* BEGIN GIVEN INFORMATION *

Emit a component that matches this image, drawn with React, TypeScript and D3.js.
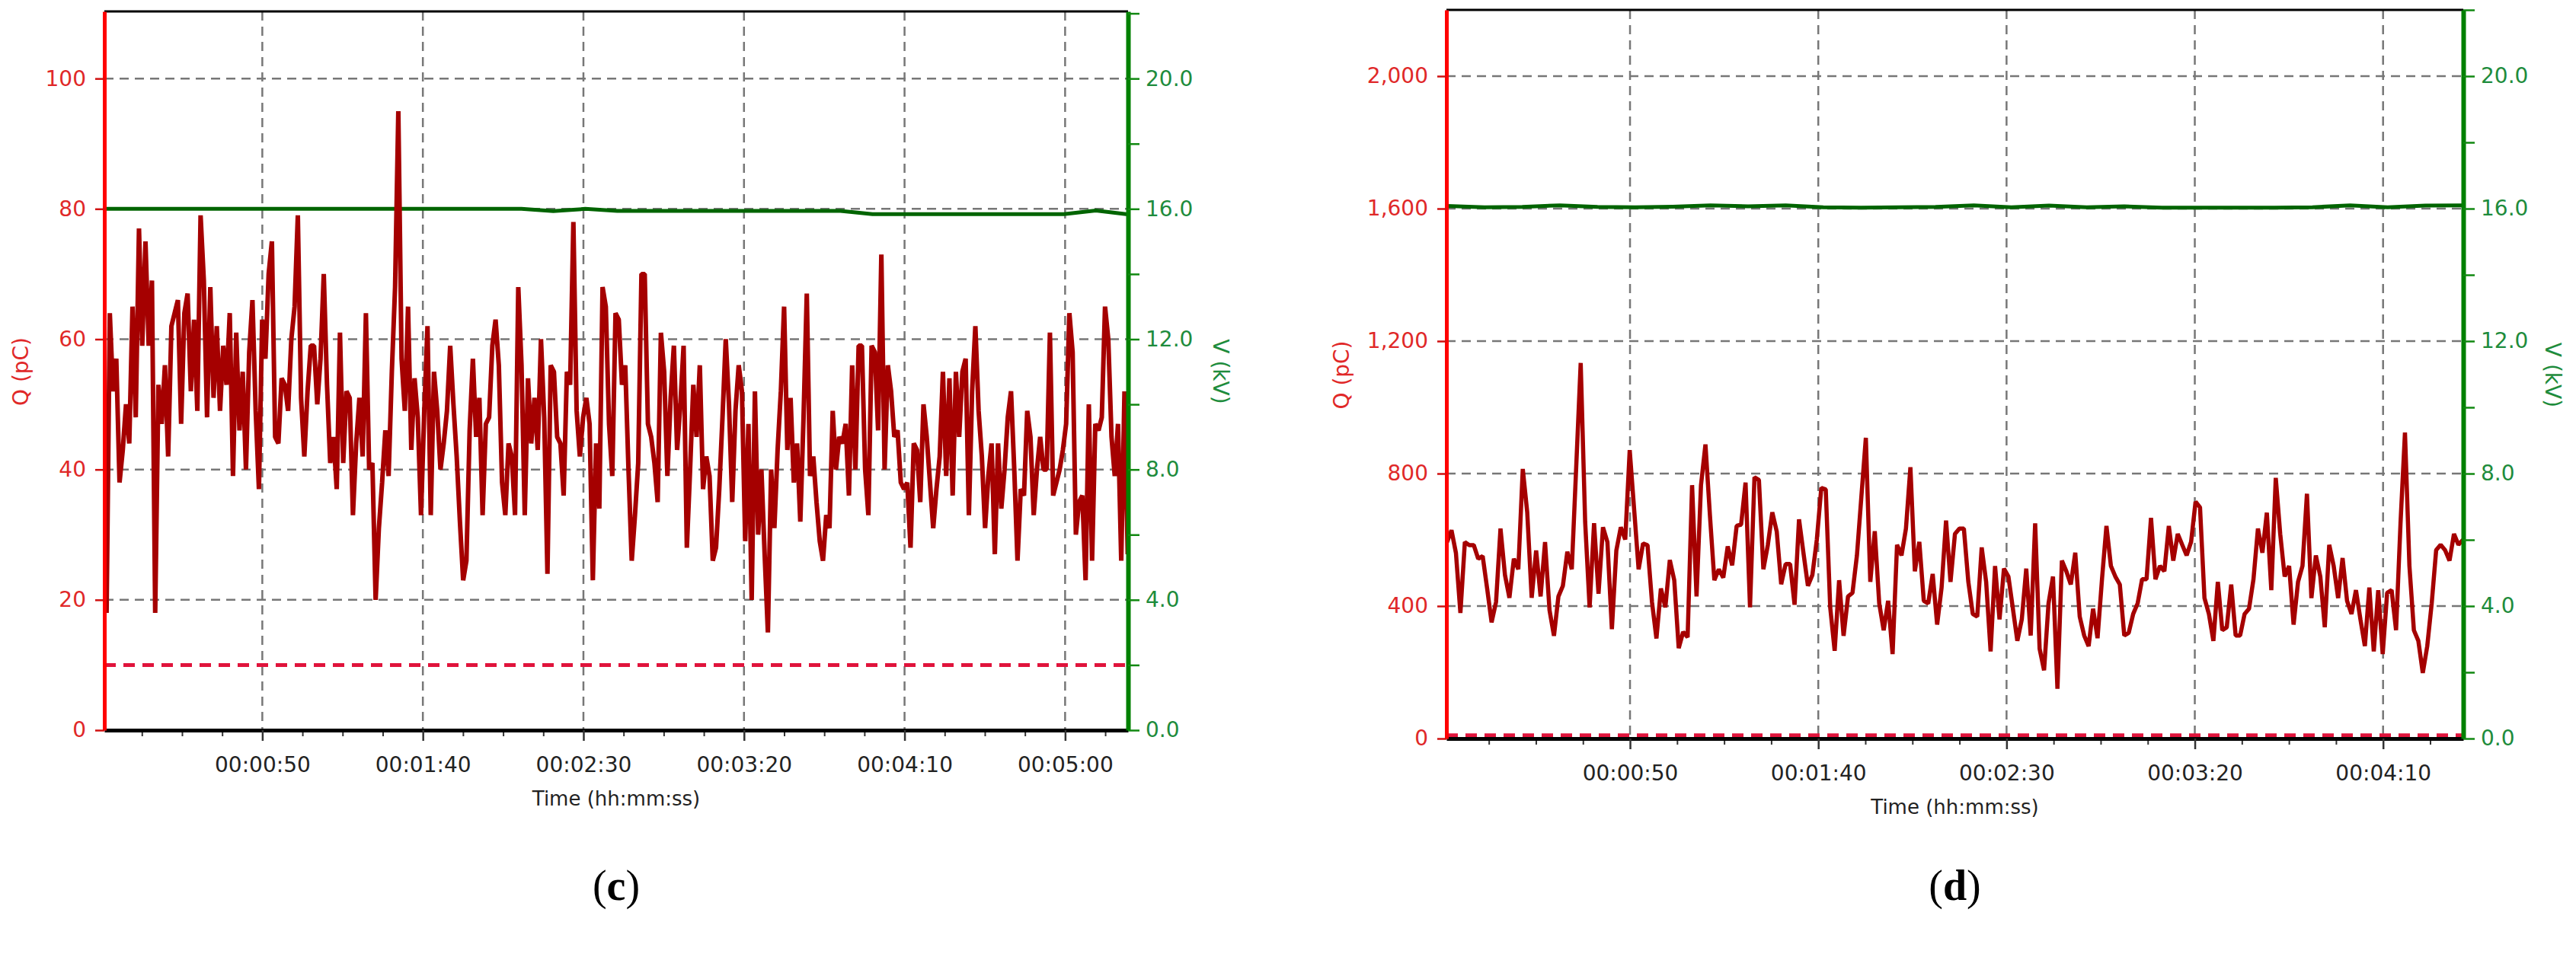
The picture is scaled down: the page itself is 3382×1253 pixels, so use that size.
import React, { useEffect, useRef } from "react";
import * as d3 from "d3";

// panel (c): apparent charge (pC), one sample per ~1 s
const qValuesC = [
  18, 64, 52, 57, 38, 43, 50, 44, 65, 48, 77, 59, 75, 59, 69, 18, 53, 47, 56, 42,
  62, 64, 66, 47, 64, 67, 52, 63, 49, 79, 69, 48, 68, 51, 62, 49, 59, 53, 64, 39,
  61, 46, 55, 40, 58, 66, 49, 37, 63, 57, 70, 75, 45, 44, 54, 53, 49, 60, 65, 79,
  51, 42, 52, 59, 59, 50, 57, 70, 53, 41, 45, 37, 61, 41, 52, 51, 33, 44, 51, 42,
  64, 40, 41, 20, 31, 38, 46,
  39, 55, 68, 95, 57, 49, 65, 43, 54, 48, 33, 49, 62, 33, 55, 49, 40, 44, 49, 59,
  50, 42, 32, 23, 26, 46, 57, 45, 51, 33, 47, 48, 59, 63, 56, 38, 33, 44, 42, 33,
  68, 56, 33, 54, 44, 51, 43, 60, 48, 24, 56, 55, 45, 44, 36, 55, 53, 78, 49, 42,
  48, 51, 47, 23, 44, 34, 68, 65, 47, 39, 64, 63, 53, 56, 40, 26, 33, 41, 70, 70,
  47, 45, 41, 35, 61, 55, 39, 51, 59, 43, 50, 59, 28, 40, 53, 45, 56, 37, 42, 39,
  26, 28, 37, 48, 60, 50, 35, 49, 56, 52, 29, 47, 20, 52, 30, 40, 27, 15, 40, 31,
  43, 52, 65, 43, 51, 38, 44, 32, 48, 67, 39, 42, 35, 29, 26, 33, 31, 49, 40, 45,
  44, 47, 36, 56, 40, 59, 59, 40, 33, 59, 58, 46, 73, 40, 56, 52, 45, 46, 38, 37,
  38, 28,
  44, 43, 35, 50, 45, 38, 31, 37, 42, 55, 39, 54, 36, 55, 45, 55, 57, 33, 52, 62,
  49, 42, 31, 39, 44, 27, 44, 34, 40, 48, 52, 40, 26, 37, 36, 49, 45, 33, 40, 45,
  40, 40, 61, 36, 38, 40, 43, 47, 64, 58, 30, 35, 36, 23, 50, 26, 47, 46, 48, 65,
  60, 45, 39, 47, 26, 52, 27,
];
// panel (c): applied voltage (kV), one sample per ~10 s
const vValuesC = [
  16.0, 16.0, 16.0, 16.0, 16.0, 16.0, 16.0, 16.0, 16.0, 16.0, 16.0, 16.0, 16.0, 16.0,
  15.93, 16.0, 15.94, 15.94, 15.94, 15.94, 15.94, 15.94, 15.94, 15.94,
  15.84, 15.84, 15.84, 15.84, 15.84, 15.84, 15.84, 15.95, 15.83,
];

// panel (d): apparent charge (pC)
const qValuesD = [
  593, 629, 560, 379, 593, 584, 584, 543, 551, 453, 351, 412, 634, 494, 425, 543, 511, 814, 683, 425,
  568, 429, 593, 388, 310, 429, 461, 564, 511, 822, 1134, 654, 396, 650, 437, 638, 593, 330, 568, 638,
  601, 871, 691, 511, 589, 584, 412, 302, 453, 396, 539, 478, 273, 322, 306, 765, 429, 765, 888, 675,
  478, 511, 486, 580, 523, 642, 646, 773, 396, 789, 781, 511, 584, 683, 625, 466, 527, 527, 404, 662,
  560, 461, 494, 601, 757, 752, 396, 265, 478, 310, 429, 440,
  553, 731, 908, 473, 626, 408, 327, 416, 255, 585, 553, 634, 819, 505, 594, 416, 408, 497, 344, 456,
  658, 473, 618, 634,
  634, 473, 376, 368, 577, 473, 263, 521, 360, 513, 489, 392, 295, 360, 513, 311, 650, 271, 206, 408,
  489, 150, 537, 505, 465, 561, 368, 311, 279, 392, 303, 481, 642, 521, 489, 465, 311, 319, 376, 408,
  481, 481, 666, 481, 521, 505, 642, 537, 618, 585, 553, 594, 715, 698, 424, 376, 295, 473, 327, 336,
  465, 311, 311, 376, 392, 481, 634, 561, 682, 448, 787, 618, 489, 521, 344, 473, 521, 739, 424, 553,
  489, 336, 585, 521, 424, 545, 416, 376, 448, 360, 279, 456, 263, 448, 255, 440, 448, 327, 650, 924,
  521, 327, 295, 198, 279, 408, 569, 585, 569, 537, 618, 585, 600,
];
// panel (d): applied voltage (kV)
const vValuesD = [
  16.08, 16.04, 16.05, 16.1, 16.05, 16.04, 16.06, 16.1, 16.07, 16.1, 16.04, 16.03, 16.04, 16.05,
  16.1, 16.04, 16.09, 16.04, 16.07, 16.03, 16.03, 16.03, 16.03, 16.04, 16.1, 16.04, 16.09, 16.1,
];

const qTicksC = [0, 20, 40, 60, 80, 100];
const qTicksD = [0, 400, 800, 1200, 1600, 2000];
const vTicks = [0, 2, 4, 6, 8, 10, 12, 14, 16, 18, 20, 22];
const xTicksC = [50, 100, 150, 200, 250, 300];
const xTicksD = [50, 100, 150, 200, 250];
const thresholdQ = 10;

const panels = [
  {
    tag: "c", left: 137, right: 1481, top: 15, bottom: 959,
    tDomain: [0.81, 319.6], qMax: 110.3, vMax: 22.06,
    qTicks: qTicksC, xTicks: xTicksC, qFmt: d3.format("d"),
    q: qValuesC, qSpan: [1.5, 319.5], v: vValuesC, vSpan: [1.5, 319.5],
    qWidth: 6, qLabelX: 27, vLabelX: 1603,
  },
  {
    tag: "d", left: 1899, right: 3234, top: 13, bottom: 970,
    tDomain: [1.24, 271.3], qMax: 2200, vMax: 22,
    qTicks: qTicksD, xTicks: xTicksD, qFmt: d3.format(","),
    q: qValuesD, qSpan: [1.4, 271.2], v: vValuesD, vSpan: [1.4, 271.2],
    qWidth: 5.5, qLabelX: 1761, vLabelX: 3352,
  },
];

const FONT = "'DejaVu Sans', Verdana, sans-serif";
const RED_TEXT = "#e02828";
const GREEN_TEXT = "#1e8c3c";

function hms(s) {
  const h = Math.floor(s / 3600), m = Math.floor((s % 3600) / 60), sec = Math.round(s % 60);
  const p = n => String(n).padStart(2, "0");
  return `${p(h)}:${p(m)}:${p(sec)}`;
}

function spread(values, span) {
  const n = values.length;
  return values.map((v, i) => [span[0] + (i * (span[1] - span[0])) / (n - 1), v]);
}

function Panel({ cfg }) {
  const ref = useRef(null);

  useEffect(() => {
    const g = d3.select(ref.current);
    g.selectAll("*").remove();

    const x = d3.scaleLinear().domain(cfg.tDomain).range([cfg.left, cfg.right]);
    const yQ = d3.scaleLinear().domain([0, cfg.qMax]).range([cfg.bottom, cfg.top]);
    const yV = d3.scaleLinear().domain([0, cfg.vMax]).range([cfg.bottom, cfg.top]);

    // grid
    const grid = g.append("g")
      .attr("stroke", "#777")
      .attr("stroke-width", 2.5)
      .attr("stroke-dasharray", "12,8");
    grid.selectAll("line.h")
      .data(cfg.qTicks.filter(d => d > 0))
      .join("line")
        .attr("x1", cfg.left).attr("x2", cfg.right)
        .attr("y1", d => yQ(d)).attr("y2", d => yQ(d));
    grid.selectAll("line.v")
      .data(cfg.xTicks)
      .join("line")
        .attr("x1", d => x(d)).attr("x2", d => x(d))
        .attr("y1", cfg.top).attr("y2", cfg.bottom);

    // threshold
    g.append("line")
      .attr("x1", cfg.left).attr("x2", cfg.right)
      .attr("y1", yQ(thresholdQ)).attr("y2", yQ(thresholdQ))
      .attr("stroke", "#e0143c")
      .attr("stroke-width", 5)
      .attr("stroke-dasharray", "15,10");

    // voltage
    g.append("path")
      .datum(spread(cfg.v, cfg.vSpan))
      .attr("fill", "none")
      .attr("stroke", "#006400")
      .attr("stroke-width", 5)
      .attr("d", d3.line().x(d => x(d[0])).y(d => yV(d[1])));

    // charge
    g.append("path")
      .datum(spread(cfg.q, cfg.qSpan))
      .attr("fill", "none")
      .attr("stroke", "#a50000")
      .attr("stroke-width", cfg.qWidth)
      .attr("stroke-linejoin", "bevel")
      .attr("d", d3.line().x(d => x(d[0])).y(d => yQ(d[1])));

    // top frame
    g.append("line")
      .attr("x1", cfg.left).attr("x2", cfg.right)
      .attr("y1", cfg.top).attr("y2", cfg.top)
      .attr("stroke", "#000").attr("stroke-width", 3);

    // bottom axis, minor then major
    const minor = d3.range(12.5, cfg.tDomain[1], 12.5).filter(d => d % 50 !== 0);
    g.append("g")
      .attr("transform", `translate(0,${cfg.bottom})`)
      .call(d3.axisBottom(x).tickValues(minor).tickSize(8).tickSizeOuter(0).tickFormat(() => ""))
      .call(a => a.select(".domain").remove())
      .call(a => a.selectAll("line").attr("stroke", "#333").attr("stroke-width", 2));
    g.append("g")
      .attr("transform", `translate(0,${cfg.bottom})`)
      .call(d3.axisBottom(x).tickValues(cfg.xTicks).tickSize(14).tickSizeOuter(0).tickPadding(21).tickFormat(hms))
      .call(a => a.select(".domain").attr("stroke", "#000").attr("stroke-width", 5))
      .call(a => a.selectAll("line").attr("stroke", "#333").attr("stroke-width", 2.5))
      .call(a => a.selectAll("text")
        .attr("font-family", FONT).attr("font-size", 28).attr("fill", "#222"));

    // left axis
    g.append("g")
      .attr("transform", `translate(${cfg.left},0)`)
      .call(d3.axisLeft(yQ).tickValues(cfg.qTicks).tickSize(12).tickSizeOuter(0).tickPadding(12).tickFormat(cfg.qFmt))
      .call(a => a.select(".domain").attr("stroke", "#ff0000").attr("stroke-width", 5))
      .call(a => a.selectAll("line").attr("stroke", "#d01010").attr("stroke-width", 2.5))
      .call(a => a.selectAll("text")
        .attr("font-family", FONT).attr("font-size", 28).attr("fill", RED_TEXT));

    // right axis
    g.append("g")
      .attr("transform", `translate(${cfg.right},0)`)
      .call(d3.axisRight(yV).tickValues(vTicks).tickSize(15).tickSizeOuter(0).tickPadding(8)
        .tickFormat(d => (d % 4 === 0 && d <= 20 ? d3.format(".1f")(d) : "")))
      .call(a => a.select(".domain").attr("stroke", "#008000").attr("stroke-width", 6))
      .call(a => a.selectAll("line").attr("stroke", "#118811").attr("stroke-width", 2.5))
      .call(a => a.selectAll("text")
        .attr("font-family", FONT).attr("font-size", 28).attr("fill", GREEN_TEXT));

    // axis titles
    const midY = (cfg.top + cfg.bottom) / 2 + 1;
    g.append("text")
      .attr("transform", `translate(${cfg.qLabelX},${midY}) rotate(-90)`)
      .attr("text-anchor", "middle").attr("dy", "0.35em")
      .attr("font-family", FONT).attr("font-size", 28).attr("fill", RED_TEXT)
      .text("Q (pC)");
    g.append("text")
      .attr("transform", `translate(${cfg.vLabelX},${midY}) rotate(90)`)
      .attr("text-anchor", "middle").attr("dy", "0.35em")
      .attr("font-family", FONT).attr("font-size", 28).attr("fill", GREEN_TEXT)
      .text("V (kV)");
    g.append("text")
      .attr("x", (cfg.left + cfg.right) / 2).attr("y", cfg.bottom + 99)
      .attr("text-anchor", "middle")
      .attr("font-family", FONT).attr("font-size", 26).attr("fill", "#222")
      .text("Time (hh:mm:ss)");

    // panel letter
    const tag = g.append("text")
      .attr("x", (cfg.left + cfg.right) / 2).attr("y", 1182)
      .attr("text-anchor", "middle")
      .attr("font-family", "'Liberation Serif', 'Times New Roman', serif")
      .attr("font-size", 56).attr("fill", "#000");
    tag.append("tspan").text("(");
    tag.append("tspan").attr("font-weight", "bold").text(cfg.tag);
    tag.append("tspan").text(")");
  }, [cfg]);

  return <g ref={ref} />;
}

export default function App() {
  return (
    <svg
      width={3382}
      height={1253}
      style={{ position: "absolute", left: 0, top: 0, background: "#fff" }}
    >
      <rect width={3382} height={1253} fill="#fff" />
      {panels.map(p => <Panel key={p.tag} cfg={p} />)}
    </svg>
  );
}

* END GIVEN INFORMATION *

EXERCISE AIM:
Write out again, exactly, the lines from the start of the listing up to the line containing "import * as", with both ends and without pictures.

WRITTEN RESPONSE:
Emit a component that matches this image, drawn with React, TypeScript and D3.js.
The picture is scaled down: the page itself is 3382×1253 pixels, so use that size.
import React, { useEffect, useRef } from "react";
import * as d3 from "d3";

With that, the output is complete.